Toutefois, à l’appui de leur recours, les appelantes indiquent que le premier juge a tranché, contrairement à son office, des points de droit en fixant la date d’évaluation des parts de M. [P] au 30 mars 2023, ce qui lui ouvrirait une voie de recours.

Or, il appartient au seul expert désigné de procéder à l’évaluation des droits sociaux, la juridiction ne pouvant le faire elle-même ( Cass. Civ1, 25 novembre 2003, n°00-22.089). L’expert désigné en application de ce texte détermine librement, sauf à commettre une erreur grossière, les critères qu’il juge les plus appropriés pour fixer la valeur des droits, parmi lesquels peuvent figurer ceux prévus par les statuts et le règlement intérieur (Com. 8 novembre 2023, n°22-11.545).

De la sorte, le premier juge a bien excédé ses pouvoirs juridictionnels, alors qu’un expert a été désigné dans le litige sur le fondement de l’article 1843-4 précité.

L’excès de pouvoir constitue une violation particulièrement grave de la loi qui permet l’ouverture de l’ appel-nullité. Il en est ainsi, dès lors que le tribunal statue hors des limites de ses attributions ( CA Paris, 4 juill. 1984 : Gaz. Pal. 1985 ). Un appel-nullité immédiat est ouvert contre un jugement avant-dire droit si le juge outrepasse ses pouvoirs ( CA Versailles, 26 sept. 1995, D. 1996, somm. p. 351).

L’ appel-nullité ne déroge aux conditions de recevabilité qu’au regard des cas d’ouverture.

Dans ces conditions, l’excès de pouvoir étant retenu, l’appel interjeté est recevable.

Au regard de ce qui précède, il convient de modifier la mission de l’expert désigné, Mme [N] [L], en ce qu’elle consistera principalement à déterminer la valeur des 415 actions de la société Noob Agency, dont le siège social est [Adresse 1].
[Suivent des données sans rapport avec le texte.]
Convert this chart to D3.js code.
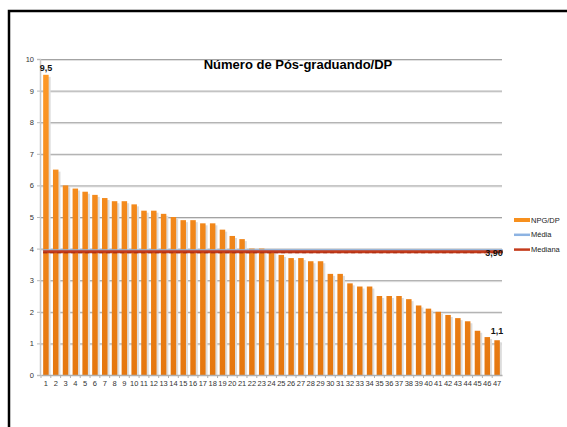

S’agissant des frais d’expertise, sauf disposition légale contraire, la charge du paiement des honoraires de l’expert désigné en application de l’article 1843-4 du code civil est fixée par convention entre l’associé retrayant et la société. A défaut de convention, la détermination de cette charge relève de l’appréciation souveraine des juges du fond (Com. 26 septembre 2018, n°17-13.016).

En l’espèce, c’est à bon droit que le premier juge a, en l’absence de convention, mis à la charge de Mmes [K] et [E] les frais d’expertise.

M. [P] sollicite, sur le fondement des articles 32-1 et 559 du code de procédure civile, une indemnité de 5.000 euros.

Or, l’article 32-1 du code de procédure civile est relatif à l’amende civile dont le prononcé au profit du Trésor public constitue une prérogative attachée au pouvoir du juge. La demande de l’intimée tendant à se voir allouer une indemnité à ce titre est dénuée de fondement et doit donc être rejetée.

L’action en justice, comme l’exercice du droit d’appel, ne dégénère en abus pouvant donner naissance à une dette de dommages et intérêts qu’en cas de faute ou encore de légèreté blâmable. Ces exigences n’étant pas satisfaites en l’espèce, M. [P] sera débouté de sa demande de ce chef.

Les parties, succombant chacune en une partie de leurs prétentions, conserveront leurs dépens d’appel.

Il ne sera pas fait application des dispositions de l’article 700 du code de procédure civile.

PAR CES MOTIFS

Déclare recevable l’appel interjeté ;

Confirme le jugement rendu, à l’exception de la mission de principe de l’expert,

Statuant à nouveau de ce chef,

Dit que la mission de l’expert désigné, Mme [N] [L], consiste à déterminer la valeur des 415 actions de la société Noob Agency, dont le siège social est [Adresse 1].

Rejette toutes autres demandes ;

Dit que chaque partie conservera les dépens de l’appel,

Dit n’y avoir lieu à application des dispositions de l’article 700 du code de procédure civile.